**Input material**
--------------------------------------------------

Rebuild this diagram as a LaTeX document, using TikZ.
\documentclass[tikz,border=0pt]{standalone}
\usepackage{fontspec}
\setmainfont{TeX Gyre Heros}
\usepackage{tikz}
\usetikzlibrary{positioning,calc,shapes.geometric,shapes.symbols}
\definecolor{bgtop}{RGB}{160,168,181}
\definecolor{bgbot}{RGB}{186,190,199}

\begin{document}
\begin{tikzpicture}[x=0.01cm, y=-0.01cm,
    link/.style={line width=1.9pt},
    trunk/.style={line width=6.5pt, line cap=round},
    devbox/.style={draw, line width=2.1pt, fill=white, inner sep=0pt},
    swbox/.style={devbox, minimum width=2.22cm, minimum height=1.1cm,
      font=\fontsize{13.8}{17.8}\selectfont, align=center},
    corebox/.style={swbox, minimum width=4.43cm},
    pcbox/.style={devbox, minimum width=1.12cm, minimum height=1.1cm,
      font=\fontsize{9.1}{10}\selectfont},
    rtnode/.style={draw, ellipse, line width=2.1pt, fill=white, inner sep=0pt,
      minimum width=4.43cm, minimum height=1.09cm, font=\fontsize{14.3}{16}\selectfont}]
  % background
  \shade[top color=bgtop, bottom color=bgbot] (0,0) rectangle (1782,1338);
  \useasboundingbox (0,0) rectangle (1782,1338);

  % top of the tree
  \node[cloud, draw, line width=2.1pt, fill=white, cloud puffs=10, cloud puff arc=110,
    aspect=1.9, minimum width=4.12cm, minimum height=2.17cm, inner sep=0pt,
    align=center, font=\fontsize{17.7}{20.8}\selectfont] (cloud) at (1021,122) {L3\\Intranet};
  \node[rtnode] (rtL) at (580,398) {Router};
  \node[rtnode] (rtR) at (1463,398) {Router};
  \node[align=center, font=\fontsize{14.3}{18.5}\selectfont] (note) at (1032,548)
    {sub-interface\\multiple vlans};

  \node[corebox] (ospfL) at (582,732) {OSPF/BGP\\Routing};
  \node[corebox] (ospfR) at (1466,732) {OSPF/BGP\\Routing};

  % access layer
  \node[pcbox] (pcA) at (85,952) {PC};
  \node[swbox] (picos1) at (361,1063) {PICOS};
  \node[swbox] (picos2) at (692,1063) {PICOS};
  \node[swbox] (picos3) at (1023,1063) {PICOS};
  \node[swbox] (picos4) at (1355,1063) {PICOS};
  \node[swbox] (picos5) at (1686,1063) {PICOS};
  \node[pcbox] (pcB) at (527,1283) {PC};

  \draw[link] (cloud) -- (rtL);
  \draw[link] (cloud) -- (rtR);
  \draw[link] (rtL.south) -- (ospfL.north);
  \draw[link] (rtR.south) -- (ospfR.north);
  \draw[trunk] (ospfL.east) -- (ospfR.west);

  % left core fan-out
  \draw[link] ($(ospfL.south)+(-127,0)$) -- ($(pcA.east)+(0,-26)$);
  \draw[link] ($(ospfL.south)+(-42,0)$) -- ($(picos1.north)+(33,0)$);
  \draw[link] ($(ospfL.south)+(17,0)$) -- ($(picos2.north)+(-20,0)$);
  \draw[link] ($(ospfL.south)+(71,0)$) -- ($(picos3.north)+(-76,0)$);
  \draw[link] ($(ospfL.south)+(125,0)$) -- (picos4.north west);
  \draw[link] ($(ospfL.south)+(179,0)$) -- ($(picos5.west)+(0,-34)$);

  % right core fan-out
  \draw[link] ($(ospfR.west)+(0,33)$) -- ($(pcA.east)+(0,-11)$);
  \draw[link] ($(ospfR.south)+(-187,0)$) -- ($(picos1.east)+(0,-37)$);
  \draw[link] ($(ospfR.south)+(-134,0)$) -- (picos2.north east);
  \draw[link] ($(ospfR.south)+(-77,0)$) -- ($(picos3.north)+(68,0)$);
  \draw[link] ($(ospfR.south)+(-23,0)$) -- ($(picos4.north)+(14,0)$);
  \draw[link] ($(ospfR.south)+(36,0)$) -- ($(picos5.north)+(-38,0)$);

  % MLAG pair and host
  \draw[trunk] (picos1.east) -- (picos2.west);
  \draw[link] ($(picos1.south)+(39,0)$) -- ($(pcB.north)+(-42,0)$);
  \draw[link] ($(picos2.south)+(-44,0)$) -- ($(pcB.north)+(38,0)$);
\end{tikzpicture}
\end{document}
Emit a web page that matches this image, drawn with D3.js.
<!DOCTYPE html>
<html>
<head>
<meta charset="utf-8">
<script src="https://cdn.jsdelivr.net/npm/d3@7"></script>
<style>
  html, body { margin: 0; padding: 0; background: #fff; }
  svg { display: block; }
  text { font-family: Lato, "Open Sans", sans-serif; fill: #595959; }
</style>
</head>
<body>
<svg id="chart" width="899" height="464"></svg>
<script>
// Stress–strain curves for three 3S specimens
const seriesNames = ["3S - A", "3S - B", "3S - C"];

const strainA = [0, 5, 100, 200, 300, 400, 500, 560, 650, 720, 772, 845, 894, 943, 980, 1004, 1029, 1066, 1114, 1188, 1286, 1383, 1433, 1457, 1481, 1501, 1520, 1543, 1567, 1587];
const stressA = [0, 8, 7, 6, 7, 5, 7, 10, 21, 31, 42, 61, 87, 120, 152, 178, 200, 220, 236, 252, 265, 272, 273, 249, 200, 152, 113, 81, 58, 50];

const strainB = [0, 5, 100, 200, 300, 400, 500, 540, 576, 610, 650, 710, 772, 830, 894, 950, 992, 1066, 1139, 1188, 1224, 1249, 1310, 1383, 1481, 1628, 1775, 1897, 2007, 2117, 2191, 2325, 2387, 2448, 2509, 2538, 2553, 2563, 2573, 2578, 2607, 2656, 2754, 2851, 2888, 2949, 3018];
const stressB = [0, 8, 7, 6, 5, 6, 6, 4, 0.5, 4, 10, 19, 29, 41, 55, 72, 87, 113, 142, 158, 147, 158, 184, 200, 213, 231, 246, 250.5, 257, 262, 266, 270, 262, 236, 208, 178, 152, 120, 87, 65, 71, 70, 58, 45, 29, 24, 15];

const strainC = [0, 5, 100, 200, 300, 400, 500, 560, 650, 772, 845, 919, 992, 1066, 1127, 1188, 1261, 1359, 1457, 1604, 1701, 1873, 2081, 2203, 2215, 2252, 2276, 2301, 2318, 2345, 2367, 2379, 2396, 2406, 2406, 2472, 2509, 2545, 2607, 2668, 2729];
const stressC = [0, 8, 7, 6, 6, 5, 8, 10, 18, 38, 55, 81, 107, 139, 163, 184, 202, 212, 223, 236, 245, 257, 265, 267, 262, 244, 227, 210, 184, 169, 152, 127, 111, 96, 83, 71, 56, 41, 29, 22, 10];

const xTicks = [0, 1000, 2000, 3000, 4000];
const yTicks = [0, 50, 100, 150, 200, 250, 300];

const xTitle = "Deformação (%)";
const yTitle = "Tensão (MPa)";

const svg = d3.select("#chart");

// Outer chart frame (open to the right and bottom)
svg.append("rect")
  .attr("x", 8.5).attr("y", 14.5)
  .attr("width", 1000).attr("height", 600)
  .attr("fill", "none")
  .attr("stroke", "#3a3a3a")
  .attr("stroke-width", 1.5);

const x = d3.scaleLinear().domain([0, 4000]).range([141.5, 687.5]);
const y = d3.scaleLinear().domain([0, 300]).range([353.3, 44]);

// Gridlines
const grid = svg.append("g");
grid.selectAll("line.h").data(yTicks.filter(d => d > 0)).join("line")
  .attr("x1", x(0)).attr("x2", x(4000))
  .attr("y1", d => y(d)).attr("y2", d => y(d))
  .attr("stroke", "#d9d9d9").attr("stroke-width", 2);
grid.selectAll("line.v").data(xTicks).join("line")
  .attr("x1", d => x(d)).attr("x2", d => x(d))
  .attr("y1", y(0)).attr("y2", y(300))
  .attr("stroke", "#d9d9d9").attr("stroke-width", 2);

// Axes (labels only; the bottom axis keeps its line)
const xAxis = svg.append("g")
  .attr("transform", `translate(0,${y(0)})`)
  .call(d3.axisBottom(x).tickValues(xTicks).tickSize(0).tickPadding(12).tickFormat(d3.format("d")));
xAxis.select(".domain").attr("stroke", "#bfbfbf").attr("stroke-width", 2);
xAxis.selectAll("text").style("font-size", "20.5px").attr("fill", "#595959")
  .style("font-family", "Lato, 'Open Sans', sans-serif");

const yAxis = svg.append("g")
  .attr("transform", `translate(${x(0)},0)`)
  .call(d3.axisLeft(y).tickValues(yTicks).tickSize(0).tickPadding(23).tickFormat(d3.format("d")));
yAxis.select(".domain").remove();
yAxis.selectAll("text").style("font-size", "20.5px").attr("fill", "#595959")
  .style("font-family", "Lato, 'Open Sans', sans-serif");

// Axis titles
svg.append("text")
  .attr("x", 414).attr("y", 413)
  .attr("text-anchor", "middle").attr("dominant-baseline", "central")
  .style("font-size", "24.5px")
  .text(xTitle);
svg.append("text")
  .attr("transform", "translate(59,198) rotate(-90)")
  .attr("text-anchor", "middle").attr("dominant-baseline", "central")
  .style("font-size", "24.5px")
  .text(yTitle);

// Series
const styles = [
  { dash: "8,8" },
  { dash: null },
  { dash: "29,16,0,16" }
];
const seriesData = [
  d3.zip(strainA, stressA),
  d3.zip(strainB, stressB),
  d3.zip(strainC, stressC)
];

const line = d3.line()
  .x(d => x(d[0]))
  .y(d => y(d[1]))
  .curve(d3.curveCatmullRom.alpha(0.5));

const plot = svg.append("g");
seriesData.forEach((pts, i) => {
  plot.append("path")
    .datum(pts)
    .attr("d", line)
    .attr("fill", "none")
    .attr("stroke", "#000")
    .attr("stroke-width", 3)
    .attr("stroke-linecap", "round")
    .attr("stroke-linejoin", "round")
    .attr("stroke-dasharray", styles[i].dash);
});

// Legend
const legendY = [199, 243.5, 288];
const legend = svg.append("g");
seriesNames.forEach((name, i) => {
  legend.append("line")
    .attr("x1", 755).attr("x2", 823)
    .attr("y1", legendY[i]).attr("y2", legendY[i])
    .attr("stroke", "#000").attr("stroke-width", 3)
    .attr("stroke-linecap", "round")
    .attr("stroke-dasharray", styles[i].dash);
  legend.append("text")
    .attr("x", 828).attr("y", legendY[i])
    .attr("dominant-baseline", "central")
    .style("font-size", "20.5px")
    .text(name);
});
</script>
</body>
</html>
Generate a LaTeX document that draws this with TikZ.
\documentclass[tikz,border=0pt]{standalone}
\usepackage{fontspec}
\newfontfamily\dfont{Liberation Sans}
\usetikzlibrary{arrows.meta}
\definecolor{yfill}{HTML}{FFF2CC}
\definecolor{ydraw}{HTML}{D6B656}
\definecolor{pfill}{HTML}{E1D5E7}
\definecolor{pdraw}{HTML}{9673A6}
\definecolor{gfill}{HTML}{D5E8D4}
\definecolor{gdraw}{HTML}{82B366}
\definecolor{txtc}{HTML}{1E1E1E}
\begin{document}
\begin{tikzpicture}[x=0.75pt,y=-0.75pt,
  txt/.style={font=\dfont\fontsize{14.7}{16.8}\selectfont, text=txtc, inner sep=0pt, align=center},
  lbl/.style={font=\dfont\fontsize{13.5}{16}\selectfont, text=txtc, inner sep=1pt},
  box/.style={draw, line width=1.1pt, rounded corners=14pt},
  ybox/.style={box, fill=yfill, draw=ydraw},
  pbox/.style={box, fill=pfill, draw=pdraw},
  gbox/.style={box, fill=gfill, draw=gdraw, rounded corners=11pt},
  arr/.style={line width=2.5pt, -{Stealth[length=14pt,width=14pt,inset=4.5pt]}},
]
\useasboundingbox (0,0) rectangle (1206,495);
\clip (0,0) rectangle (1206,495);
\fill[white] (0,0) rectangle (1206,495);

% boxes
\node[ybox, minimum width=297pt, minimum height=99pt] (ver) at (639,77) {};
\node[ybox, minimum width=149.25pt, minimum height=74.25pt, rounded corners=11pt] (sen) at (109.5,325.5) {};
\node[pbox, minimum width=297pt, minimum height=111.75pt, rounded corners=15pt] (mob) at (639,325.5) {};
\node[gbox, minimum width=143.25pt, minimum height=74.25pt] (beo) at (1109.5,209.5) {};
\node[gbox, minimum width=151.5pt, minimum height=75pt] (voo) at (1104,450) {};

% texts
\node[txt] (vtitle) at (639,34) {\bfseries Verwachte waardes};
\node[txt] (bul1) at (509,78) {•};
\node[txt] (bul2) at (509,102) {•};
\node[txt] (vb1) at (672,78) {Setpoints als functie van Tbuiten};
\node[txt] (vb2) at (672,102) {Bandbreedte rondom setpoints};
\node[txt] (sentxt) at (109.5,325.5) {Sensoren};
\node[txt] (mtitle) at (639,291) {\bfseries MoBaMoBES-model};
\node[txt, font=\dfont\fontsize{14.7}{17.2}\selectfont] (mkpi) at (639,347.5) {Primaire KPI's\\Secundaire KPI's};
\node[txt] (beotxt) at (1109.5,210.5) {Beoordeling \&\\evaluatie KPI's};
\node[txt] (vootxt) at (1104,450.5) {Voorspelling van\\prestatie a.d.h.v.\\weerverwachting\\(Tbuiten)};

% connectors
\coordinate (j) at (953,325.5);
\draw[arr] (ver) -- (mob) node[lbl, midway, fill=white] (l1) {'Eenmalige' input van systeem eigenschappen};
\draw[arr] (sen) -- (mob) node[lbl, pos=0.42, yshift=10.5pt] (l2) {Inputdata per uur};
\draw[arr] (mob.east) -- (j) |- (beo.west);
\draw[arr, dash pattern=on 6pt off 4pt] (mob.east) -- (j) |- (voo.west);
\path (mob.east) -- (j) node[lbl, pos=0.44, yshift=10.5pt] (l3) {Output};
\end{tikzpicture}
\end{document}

--------------------------------------------------

**Set task**
Only the lines from the top of the data through the line that contains "(ospfR) at (1466,732)" should be quoted, exactly as they stand.

**Solution**
Rebuild this diagram as a LaTeX document, using TikZ.
\documentclass[tikz,border=0pt]{standalone}
\usepackage{fontspec}
\setmainfont{TeX Gyre Heros}
\usepackage{tikz}
\usetikzlibrary{positioning,calc,shapes.geometric,shapes.symbols}
\definecolor{bgtop}{RGB}{160,168,181}
\definecolor{bgbot}{RGB}{186,190,199}

\begin{document}
\begin{tikzpicture}[x=0.01cm, y=-0.01cm,
    link/.style={line width=1.9pt},
    trunk/.style={line width=6.5pt, line cap=round},
    devbox/.style={draw, line width=2.1pt, fill=white, inner sep=0pt},
    swbox/.style={devbox, minimum width=2.22cm, minimum height=1.1cm,
      font=\fontsize{13.8}{17.8}\selectfont, align=center},
    corebox/.style={swbox, minimum width=4.43cm},
    pcbox/.style={devbox, minimum width=1.12cm, minimum height=1.1cm,
      font=\fontsize{9.1}{10}\selectfont},
    rtnode/.style={draw, ellipse, line width=2.1pt, fill=white, inner sep=0pt,
      minimum width=4.43cm, minimum height=1.09cm, font=\fontsize{14.3}{16}\selectfont}]
  % background
  \shade[top color=bgtop, bottom color=bgbot] (0,0) rectangle (1782,1338);
  \useasboundingbox (0,0) rectangle (1782,1338);

  % top of the tree
  \node[cloud, draw, line width=2.1pt, fill=white, cloud puffs=10, cloud puff arc=110,
    aspect=1.9, minimum width=4.12cm, minimum height=2.17cm, inner sep=0pt,
    align=center, font=\fontsize{17.7}{20.8}\selectfont] (cloud) at (1021,122) {L3\\Intranet};
  \node[rtnode] (rtL) at (580,398) {Router};
  \node[rtnode] (rtR) at (1463,398) {Router};
  \node[align=center, font=\fontsize{14.3}{18.5}\selectfont] (note) at (1032,548)
    {sub-interface\\multiple vlans};

  \node[corebox] (ospfL) at (582,732) {OSPF/BGP\\Routing};
  \node[corebox] (ospfR) at (1466,732) {OSPF/BGP\\Routing};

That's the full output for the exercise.